If you want to apply this approach in your own project, a few practical considerations:
Patch Maintenance
The patch does string replacement on minified code, not by line number. Running it via postinstall script after npm install is sufficient. After each SDK upgrade, verify the patch can still be applied — grep the new cli.js / sdk.mjs for the anchor strings and confirm the target function is still present. In practice this takes about 15–30 minutes.
Fallback Strategy
Recommended: V2 persistent session as the primary path, V1 query() as fallback. V2 is an alpha API with no stability guarantees, so a downgrade path is necessary. New sessions (no resume) can use V1 — persistent sessions are not needed there.
Memory
Each V2 session is a long-lived node process consuming roughly 100–200MB of RAM. If you manage many sessions simultaneously, plan for idle timeouts and session reclamation. If the process is killed or the application restarts, the session disappears and the next message needs to rebuild the cache.
Whether to Keep the JSONL Sanitizer
The JSONL pre-processing from Phase 1 showed limited improvement on cache efficiency (the A/B data above confirms this), but it does eliminate file modification diff injections, reducing unnecessary context consumption. Keeping it as an extra layer is fine, but it is not required.
If you are using V1 query() with resume, every message is a cache miss. This is not a bug in your code — it is an architectural consequence of the SDK: every new process spawn reassembles the runtime injections, breaking the cache prefix.
V2 persistent sessions are the only effective solution currently available, but the API is still in alpha and requires patching to be production-usable.
Worth watching: #9769, open since 2025-10, requesting individual system-reminder toggles.
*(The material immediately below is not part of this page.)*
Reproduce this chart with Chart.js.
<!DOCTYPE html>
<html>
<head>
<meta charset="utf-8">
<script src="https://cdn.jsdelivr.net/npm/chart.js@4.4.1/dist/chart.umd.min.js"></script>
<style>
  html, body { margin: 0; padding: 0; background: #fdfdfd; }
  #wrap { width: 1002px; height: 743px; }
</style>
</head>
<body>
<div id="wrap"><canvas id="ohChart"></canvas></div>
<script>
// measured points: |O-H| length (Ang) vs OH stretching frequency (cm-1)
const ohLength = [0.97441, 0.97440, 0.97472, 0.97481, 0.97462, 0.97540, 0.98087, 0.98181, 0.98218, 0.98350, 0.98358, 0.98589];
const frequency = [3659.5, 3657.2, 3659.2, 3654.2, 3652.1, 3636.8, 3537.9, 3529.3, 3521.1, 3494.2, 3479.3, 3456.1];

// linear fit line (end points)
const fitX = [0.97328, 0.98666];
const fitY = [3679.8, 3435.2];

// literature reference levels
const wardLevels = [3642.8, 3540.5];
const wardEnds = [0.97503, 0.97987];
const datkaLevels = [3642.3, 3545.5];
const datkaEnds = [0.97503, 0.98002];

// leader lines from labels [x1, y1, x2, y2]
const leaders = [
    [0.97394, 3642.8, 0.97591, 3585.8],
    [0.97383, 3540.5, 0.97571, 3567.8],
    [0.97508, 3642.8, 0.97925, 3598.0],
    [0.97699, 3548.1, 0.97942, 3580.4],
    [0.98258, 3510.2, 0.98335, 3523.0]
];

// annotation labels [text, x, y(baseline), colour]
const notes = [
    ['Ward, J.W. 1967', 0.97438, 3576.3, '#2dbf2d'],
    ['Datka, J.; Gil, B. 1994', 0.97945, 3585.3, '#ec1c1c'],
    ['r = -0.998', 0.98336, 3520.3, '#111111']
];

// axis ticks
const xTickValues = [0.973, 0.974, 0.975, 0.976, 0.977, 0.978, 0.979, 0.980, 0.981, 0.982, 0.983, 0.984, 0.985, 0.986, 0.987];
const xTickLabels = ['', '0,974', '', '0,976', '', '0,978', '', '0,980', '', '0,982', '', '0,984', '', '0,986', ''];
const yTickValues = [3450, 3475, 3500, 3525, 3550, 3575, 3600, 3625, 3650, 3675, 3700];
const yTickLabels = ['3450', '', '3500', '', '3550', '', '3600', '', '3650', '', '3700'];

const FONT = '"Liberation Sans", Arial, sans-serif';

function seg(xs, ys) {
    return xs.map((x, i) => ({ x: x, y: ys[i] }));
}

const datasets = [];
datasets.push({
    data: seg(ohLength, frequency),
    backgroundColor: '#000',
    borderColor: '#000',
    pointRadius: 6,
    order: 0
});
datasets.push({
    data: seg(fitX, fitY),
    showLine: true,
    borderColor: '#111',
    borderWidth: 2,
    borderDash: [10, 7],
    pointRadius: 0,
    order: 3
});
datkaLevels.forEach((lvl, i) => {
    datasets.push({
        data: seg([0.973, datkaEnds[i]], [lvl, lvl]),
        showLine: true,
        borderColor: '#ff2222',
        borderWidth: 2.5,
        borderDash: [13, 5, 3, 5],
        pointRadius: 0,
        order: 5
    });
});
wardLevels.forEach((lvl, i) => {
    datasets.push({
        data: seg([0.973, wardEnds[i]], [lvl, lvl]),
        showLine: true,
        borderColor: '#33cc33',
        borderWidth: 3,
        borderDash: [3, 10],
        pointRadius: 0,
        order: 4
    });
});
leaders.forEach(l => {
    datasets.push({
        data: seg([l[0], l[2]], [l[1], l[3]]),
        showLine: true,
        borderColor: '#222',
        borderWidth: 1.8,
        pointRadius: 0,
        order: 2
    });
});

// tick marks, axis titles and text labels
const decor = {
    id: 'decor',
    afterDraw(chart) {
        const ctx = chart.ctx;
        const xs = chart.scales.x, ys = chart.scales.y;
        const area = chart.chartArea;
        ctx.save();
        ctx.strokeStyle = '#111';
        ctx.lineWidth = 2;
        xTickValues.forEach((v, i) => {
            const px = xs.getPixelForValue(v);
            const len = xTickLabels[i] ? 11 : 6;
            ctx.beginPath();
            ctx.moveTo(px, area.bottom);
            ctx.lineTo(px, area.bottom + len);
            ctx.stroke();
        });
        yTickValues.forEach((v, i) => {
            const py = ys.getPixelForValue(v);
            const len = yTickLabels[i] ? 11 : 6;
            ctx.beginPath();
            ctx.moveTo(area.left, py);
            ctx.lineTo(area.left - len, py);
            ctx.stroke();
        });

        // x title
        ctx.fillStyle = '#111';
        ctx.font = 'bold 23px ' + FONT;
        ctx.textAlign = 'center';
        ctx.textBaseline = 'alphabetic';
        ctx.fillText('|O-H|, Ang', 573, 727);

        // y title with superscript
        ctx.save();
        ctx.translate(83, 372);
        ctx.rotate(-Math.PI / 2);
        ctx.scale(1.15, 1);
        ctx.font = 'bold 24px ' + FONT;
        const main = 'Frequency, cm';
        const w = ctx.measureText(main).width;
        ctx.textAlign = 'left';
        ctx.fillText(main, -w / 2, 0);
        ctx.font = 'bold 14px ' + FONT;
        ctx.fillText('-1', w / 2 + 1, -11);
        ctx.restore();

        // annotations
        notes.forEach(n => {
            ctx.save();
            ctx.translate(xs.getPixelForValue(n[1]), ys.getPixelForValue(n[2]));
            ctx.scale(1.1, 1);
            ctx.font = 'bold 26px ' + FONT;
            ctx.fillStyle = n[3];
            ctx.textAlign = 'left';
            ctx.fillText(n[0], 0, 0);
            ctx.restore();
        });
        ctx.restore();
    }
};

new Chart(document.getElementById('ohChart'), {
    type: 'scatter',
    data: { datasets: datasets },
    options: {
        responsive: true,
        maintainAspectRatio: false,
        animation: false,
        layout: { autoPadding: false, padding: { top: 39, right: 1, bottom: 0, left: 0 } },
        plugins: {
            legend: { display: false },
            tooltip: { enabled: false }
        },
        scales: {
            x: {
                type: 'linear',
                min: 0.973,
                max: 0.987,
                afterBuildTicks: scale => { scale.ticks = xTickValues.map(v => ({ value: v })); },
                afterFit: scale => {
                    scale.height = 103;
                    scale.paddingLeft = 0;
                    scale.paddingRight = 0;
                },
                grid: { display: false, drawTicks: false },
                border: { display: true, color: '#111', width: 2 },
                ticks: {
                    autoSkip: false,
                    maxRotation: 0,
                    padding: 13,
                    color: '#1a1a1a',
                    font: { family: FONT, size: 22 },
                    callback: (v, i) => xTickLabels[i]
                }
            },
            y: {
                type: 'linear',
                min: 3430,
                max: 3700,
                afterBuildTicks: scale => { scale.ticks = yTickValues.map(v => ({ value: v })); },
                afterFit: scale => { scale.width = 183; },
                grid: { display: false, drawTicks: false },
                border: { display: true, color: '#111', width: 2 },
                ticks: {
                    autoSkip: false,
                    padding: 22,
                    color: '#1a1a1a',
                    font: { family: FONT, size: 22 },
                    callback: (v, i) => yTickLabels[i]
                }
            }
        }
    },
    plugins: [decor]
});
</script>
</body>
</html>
If Anthropic ships that feature, or if the V2 API is formalized with complete option support, the patches above become unnecessary.
Until then, monitor your cache efficiency: cacheReadTokens / (inputTokens + cacheReadTokens + cacheCreationTokens). Below 50% means burning money.
If you want to reverse-engineer cli.js yourself: the minified code re-obfuscates variable names on every upgrade, but string constants do not change. Search "was modified, either by the user" to find the file modification injection. Search "Cannot send to closed session" to find the V2 Session class. Search "DISABLE_PROMPT_CACHING" to find the caching toggle. Use these strings as anchors and you can locate the corresponding functions in any version.